Sunday, January 9, 2011

Evaluating the "readability" of programming languages

Being a Perl programmer (among many other languages), I've often entered into the debate over what "readability" is. People who don't program in Perl and many who do, find it difficult to read. The problem is that those who know the language typically don't mean the same thing at all when they say, "Perl is unreadable," as those who don't know the language. Perl isn't unique in having readability concerns directed at it. C, C++, Lisp, FORTRAN, Haskell, Ruby, PHP, Bourne Shell and friends, AWK, and dozens of others have had the same complaints leveled against them, and in many cases, the same dichotomy exists between those who know the language and those who don't.

So, if you don't program in a language, what makes it "readable?" Presumably, it "reads" as if it were a language you know. For example, if many of your operators are English words, and you seek to minimize the amount of punctuation in a language, then people who don't know the language might feel more comfortable with it than if you re-purpose ever bit of punctuation that one particular extended keyboard symbol set provides (yes, I'm looking at you, APL). Now, once you learn that symbol set, of course, you have an entirely different problem on your hands: can you understand the code that you can now map to a sequence of operations in your mind?

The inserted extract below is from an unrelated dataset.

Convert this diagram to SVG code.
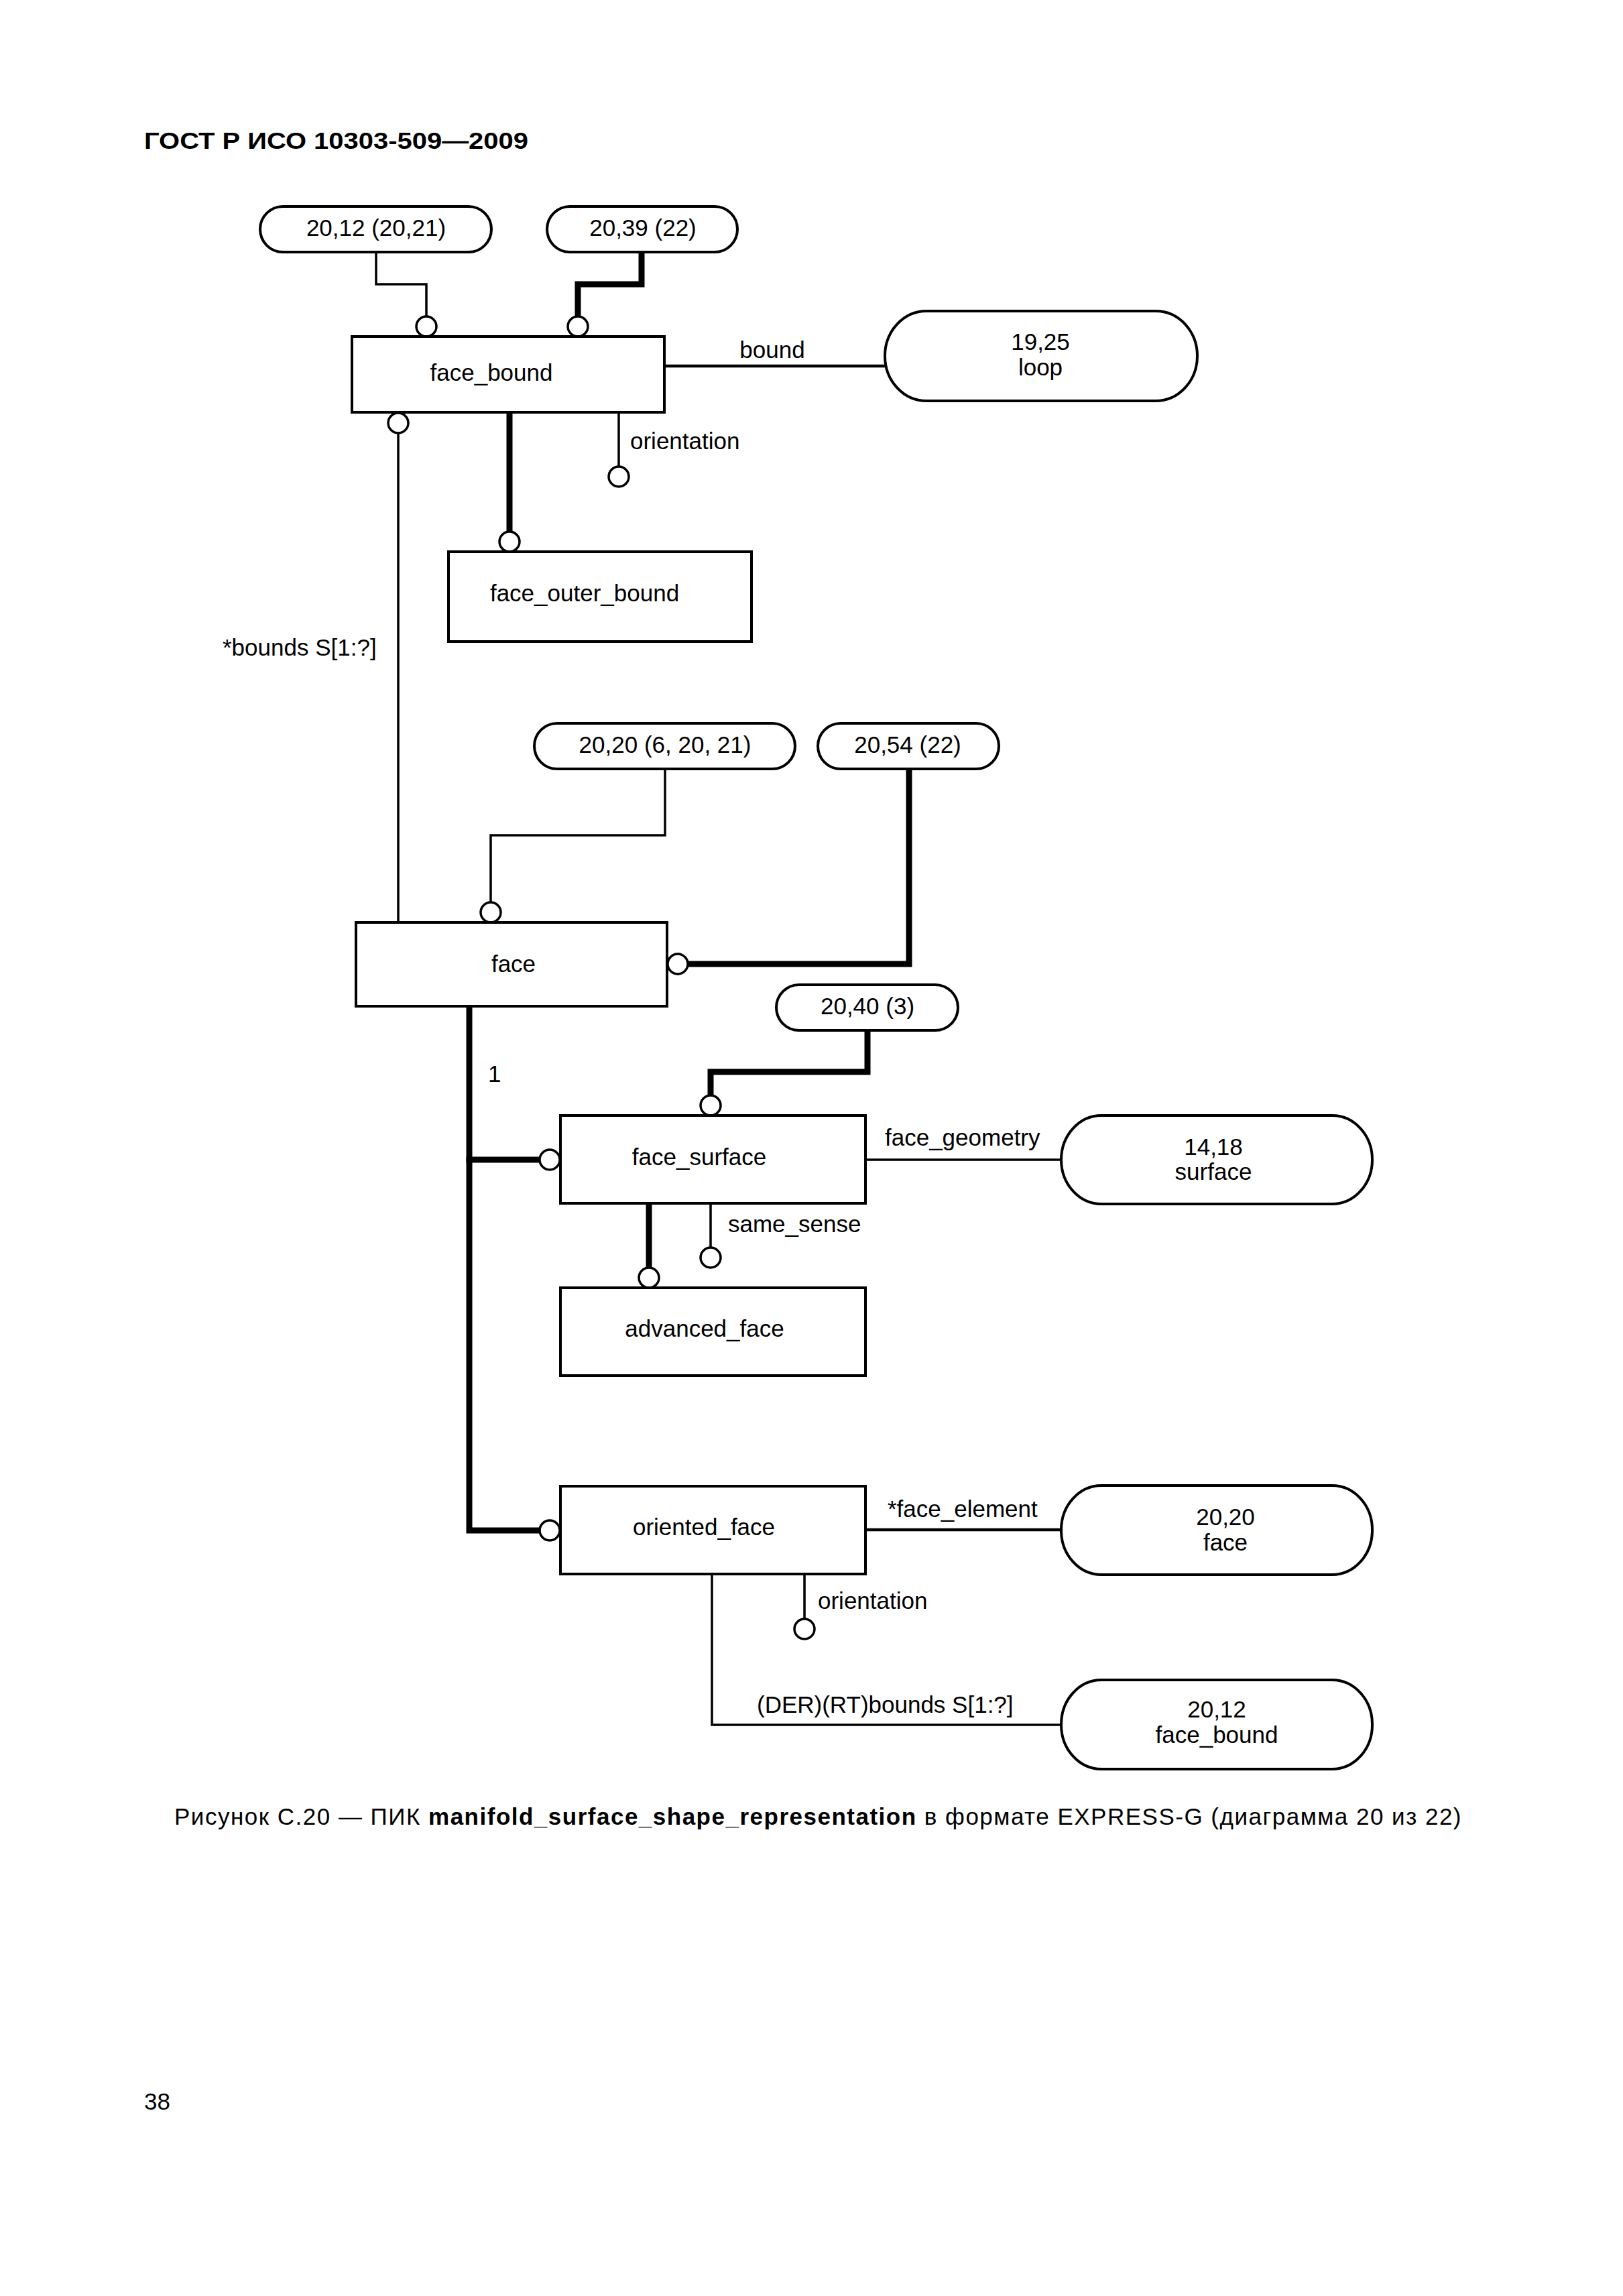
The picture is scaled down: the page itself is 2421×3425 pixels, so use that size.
<svg xmlns="http://www.w3.org/2000/svg" width="2421" height="3425" viewBox="0 0 2421 3425">
<style>
.t{font-family:"Liberation Sans",Arial,Helvetica,sans-serif;font-size:35px;fill:#000}
.m{text-anchor:middle}
.b{font-weight:bold}
.box{fill:#fff;stroke:#000;stroke-width:4}
.pill{fill:#fff;stroke:#000;stroke-width:4}
.thin{fill:none;stroke:#000;stroke-width:3.5;stroke-linejoin:miter}
.rel{fill:none;stroke:#000;stroke-width:4.5}
.thick{fill:none;stroke:#000;stroke-width:9;stroke-linejoin:miter;stroke-linecap:square}
.c{fill:#fff;stroke:#000;stroke-width:3.5}
</style>
<rect width="2421" height="3425" fill="#fff"/>
<text class="t b" x="215" y="222" font-size="42" textLength="573" lengthAdjust="spacingAndGlyphs">ГОСТ Р ИСО 10303-509—2009</text>

<g id="connectors">
<path class="thin" d="M561 376 V424 H636 V472"/>
<path class="thick" d="M957 380 V424 H862 V470"/>
<path class="rel" d="M991 546 H1320"/>
<path class="thin" d="M594 646 V1376"/>
<path class="thick" d="M760 619 V792"/>
<path class="thin" d="M923 615 V696"/>
<path class="thin" d="M992 1147 V1246 H732 V1346"/>
<path class="thick" d="M1356 1151 V1438 H1026"/>
<path class="thick" d="M700 1505 V2283 H803"/>
<path class="thick" d="M700 1730 H803"/>
<path class="thick" d="M1294 1541 V1599 H1060 V1633"/>
<path class="thin" d="M1291 1730 H1583"/>
<path class="thick" d="M968 1799 V1890"/>
<path class="thin" d="M1060 1795 V1861"/>
<path class="rel" d="M1291 2282 H1583"/>
<path class="thin" d="M1200 2348 V2415"/>
<path class="thin" d="M1062 2348 V2573 H1583"/>
<circle class="c" cx="636" cy="487" r="15"/>
<circle class="c" cx="862" cy="487" r="15"/>
<circle class="c" cx="594" cy="631" r="15"/>
<circle class="c" cx="923" cy="711" r="15"/>
<circle class="c" cx="760" cy="808" r="15"/>
<circle class="c" cx="732" cy="1361" r="15"/>
<circle class="c" cx="1011" cy="1438" r="15"/>
<circle class="c" cx="1060" cy="1649" r="15"/>
<circle class="c" cx="820" cy="1730" r="15"/>
<circle class="c" cx="968" cy="1906" r="15"/>
<circle class="c" cx="1060" cy="1876" r="15"/>
<circle class="c" cx="820" cy="2283" r="15"/>
<circle class="c" cx="1200" cy="2430" r="15"/>
</g>

<g id="labels">
<text class="t m" x="1152" y="534">bound</text>
<text class="t" x="940" y="670">orientation</text>
<text class="t" x="332" y="978">*bounds S[1:?]</text>
<text class="t" x="728" y="1614">1</text>
<text class="t" x="1320" y="1709">face_geometry</text>
<text class="t" x="1086" y="1838">same_sense</text>
<text class="t" x="1324" y="2263">*face_element</text>
<text class="t" x="1220" y="2400">orientation</text>
<text class="t" x="1129" y="2555">(DER)(RT)bounds S[1:?]</text>
</g>

<g id="ref_20_12_20_21">
<rect class="pill" x="388" y="308" width="345" height="68" rx="34" ry="34"/>
<text class="t m" x="561" y="352">20,12 (20,21)</text>
</g>
<g id="ref_20_39_22">
<rect class="pill" x="816" y="308" width="284" height="68" rx="34" ry="34"/>
<text class="t m" x="959" y="352">20,39 (22)</text>
</g>
<g id="face_bound">
<rect class="box" x="525" y="502" width="466" height="113"/>
<text class="t m" x="733" y="568">face_bound</text>
</g>
<g id="loop">
<rect class="pill" x="1320" y="464" width="466" height="134" rx="62" ry="67"/>
<text class="t m" x="1552" y="522">19,25</text>
<text class="t m" x="1552" y="560">loop</text>
</g>
<g id="face_outer_bound">
<rect class="box" x="669" y="823" width="452" height="134"/>
<text class="t m" x="872" y="897">face_outer_bound</text>
</g>
<g id="ref_20_20_6_20_21">
<rect class="pill" x="797" y="1079" width="389" height="68" rx="34" ry="34"/>
<text class="t m" x="992" y="1123">20,20 (6, 20, 21)</text>
</g>
<g id="ref_20_54_22">
<rect class="pill" x="1220" y="1079" width="270" height="68" rx="34" ry="34"/>
<text class="t m" x="1354" y="1123">20,54 (22)</text>
</g>
<g id="face">
<rect class="box" x="531" y="1376" width="464" height="125"/>
<text class="t m" x="766" y="1450">face</text>
</g>
<g id="ref_20_40_3">
<rect class="pill" x="1158" y="1469" width="271" height="68" rx="34" ry="34"/>
<text class="t m" x="1294" y="1513">20,40 (3)</text>
</g>
<g id="face_surface">
<rect class="box" x="836" y="1664" width="455" height="131"/>
<text class="t m" x="1043" y="1738">face_surface</text>
</g>
<g id="surface">
<rect class="pill" x="1583" y="1664" width="464" height="132" rx="60" ry="66"/>
<text class="t m" x="1810" y="1723">14,18</text>
<text class="t m" x="1810" y="1760">surface</text>
</g>
<g id="advanced_face">
<rect class="box" x="836" y="1921" width="455" height="131"/>
<text class="t m" x="1051" y="1994">advanced_face</text>
</g>
<g id="oriented_face">
<rect class="box" x="836" y="2217" width="455" height="131"/>
<text class="t m" x="1050" y="2290">oriented_face</text>
</g>
<g id="ref_face">
<rect class="pill" x="1583" y="2216" width="464" height="133" rx="60" ry="66"/>
<text class="t m" x="1828" y="2275">20,20</text>
<text class="t m" x="1828" y="2313">face</text>
</g>
<g id="ref_face_bound">
<rect class="pill" x="1583" y="2506" width="464" height="133" rx="60" ry="66"/>
<text class="t m" x="1815" y="2562">20,12</text>
<text class="t m" x="1815" y="2600">face_bound</text>
</g>

<text class="t" x="260" y="2722" letter-spacing="1.5">Рисунок С.20 — ПИК <tspan class="b">manifold_surface_shape_representation</tspan> в формате EXPRESS-G (диаграмма 20 из 22)</text>
<text class="t" x="215" y="3147">38</text>
</svg>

It turns out that this latter question is where many users of Perl over the years have staked out a more sophisticated set of concerns. For example, the language provides no fundamental object model, just the tools with which to build one. So, when you see code that uses objects, you have to wonder, "what is this doing?" When you have to ask that, then I think it's fair to criticize code as "unreadable."

On the other hand, I've had a debate with someone recently about this snippit of Perl 6:

 1, 1, *+* ... *

This is the infinite Fibonacci sequence in Perl 6, and while it's an obscure looking thing to those who don't work with Perl 6 on a regular basis, to someone who knows the language, there is no ambiguity at all. You never find yourself wondering what the hidden mechanics are, here, because there are none. It's simply a series of numbers, generated by adding the previous two values together to get the next value.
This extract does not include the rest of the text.